* **Given problem**:
Return the lines below exactly, from the first line to the line that contains "0.978, 0.992, 0.999]". Leave out pictures.

* **Data excerpt**:
#####
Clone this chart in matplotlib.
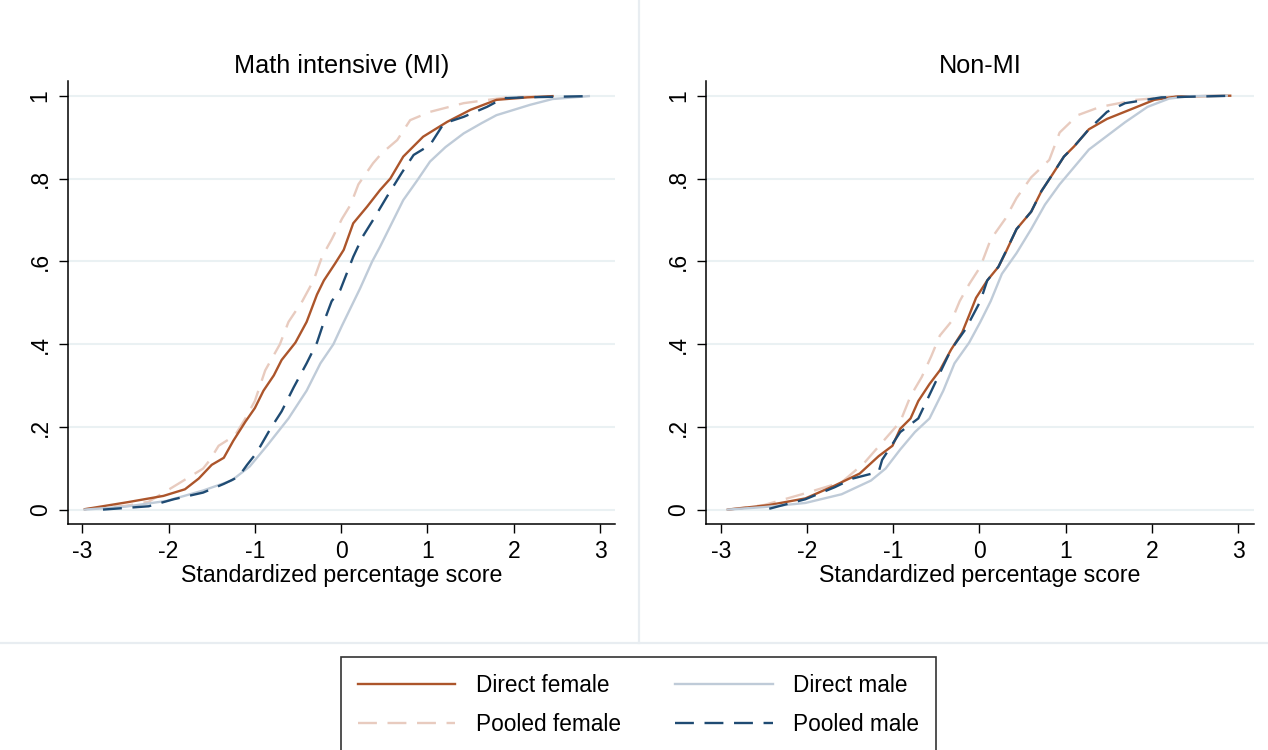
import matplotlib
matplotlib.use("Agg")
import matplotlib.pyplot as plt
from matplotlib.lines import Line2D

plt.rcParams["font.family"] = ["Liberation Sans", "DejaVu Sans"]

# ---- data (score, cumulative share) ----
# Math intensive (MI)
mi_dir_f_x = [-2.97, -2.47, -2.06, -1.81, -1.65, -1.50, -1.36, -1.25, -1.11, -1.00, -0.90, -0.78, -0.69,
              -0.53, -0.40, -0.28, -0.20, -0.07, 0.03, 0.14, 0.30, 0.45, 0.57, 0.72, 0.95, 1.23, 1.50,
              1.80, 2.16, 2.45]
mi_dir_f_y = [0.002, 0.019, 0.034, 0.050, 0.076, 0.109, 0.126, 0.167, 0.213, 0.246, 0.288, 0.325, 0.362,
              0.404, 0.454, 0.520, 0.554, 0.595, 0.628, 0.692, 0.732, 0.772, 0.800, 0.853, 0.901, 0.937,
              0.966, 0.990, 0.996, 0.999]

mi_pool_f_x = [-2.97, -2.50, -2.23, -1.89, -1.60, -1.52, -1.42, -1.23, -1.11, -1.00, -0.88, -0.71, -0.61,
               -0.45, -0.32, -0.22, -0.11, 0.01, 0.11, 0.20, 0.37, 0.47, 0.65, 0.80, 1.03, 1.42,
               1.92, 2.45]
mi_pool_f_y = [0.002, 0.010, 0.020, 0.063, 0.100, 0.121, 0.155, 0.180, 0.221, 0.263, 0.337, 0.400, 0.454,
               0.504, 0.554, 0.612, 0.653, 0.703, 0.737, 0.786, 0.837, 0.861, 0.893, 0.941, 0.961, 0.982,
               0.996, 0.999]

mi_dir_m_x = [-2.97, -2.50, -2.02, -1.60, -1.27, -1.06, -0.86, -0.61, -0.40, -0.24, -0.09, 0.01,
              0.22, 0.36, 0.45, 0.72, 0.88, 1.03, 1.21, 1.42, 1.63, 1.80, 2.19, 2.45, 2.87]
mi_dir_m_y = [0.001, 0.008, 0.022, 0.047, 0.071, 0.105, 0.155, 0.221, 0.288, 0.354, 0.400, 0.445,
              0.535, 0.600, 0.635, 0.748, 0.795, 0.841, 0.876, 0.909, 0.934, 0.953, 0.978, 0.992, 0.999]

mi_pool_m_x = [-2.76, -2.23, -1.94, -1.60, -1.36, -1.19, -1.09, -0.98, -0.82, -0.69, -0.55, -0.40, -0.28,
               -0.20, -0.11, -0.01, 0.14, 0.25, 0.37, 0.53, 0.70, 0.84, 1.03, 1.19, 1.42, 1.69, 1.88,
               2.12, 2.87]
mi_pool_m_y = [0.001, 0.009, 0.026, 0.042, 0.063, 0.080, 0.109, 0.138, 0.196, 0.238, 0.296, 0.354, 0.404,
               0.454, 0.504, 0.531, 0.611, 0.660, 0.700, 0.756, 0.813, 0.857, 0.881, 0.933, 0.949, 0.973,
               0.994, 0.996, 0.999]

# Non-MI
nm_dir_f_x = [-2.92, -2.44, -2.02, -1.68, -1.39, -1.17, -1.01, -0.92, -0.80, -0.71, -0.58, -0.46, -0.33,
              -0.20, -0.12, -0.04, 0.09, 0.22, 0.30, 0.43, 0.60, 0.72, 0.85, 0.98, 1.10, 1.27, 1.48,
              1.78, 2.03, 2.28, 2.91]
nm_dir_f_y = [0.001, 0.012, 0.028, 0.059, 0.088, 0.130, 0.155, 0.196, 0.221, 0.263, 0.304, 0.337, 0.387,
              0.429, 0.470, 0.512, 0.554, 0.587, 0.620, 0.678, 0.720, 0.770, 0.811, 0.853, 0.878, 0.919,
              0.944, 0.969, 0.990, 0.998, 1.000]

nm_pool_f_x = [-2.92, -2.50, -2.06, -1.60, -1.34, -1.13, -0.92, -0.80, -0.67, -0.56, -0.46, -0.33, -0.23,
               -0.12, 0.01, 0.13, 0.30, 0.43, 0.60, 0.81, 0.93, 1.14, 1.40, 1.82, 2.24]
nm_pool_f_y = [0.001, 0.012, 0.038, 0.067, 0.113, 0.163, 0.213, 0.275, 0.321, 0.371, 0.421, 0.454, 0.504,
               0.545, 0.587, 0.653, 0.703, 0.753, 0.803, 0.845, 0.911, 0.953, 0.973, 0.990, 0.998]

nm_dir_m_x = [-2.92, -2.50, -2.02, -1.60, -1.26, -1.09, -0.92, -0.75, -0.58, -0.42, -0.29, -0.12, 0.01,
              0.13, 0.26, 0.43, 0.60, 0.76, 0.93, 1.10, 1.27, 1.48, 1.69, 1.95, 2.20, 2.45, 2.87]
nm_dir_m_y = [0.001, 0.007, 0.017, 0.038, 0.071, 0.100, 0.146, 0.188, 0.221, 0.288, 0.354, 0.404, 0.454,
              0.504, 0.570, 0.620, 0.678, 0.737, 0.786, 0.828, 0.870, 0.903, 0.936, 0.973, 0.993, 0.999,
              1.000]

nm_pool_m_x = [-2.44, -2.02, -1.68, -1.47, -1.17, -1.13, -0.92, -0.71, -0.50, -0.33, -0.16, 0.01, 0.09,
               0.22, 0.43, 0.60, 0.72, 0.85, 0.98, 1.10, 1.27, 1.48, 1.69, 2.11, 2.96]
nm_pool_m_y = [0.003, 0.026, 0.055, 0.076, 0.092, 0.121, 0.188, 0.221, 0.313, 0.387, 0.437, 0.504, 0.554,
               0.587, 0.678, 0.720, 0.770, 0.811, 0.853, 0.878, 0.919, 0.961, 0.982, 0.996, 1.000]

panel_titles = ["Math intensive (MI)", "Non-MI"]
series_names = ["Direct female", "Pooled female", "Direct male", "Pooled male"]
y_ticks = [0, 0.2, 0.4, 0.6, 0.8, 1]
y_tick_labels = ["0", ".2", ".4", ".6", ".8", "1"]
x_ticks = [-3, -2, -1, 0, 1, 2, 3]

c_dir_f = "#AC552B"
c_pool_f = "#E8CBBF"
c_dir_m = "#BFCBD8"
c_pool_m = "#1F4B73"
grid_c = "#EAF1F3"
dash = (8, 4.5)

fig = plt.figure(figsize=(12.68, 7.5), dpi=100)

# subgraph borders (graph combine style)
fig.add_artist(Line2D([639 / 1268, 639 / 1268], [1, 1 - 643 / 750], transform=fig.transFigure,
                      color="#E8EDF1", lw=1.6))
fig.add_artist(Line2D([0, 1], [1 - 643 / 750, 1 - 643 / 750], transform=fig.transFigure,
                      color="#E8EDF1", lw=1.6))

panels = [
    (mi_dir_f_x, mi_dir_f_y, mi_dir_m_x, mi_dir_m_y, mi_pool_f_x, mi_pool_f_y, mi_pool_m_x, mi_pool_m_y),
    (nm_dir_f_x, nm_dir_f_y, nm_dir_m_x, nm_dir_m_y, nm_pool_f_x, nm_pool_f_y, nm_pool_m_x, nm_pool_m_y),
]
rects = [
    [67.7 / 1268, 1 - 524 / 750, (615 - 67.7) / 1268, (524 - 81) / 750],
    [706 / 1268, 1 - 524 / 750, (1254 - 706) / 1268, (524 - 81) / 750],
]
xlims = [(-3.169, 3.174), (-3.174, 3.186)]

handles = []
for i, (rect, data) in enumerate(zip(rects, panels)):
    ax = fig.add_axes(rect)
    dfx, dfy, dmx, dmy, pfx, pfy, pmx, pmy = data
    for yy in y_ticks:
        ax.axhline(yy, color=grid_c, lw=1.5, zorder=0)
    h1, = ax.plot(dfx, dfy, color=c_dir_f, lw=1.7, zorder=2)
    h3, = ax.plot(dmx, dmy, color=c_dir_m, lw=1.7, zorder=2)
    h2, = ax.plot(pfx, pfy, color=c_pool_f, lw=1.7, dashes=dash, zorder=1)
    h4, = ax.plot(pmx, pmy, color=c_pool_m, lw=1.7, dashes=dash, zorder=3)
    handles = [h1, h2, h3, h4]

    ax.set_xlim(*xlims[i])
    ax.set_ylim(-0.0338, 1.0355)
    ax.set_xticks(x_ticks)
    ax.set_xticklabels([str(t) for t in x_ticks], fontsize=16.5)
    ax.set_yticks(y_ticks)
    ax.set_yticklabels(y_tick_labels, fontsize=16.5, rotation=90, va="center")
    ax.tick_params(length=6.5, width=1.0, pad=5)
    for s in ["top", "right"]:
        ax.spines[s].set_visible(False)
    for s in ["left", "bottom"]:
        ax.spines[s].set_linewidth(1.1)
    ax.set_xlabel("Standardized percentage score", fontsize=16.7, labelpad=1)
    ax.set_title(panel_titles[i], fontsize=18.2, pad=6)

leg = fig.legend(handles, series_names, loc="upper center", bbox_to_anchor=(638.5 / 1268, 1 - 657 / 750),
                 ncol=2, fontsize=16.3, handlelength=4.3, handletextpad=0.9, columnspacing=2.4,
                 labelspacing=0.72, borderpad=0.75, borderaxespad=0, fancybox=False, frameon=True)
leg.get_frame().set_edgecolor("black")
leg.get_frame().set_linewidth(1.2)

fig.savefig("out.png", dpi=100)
#####
* **Task result**:
Clone this chart in matplotlib.
import matplotlib
matplotlib.use("Agg")
import matplotlib.pyplot as plt
from matplotlib.lines import Line2D

plt.rcParams["font.family"] = ["Liberation Sans", "DejaVu Sans"]

# ---- data (score, cumulative share) ----
# Math intensive (MI)
mi_dir_f_x = [-2.97, -2.47, -2.06, -1.81, -1.65, -1.50, -1.36, -1.25, -1.11, -1.00, -0.90, -0.78, -0.69,
              -0.53, -0.40, -0.28, -0.20, -0.07, 0.03, 0.14, 0.30, 0.45, 0.57, 0.72, 0.95, 1.23, 1.50,
              1.80, 2.16, 2.45]
mi_dir_f_y = [0.002, 0.019, 0.034, 0.050, 0.076, 0.109, 0.126, 0.167, 0.213, 0.246, 0.288, 0.325, 0.362,
              0.404, 0.454, 0.520, 0.554, 0.595, 0.628, 0.692, 0.732, 0.772, 0.800, 0.853, 0.901, 0.937,
              0.966, 0.990, 0.996, 0.999]

mi_pool_f_x = [-2.97, -2.50, -2.23, -1.89, -1.60, -1.52, -1.42, -1.23, -1.11, -1.00, -0.88, -0.71, -0.61,
               -0.45, -0.32, -0.22, -0.11, 0.01, 0.11, 0.20, 0.37, 0.47, 0.65, 0.80, 1.03, 1.42,
               1.92, 2.45]
mi_pool_f_y = [0.002, 0.010, 0.020, 0.063, 0.100, 0.121, 0.155, 0.180, 0.221, 0.263, 0.337, 0.400, 0.454,
               0.504, 0.554, 0.612, 0.653, 0.703, 0.737, 0.786, 0.837, 0.861, 0.893, 0.941, 0.961, 0.982,
               0.996, 0.999]

mi_dir_m_x = [-2.97, -2.50, -2.02, -1.60, -1.27, -1.06, -0.86, -0.61, -0.40, -0.24, -0.09, 0.01,
              0.22, 0.36, 0.45, 0.72, 0.88, 1.03, 1.21, 1.42, 1.63, 1.80, 2.19, 2.45, 2.87]
mi_dir_m_y = [0.001, 0.008, 0.022, 0.047, 0.071, 0.105, 0.155, 0.221, 0.288, 0.354, 0.400, 0.445,
              0.535, 0.600, 0.635, 0.748, 0.795, 0.841, 0.876, 0.909, 0.934, 0.953, 0.978, 0.992, 0.999]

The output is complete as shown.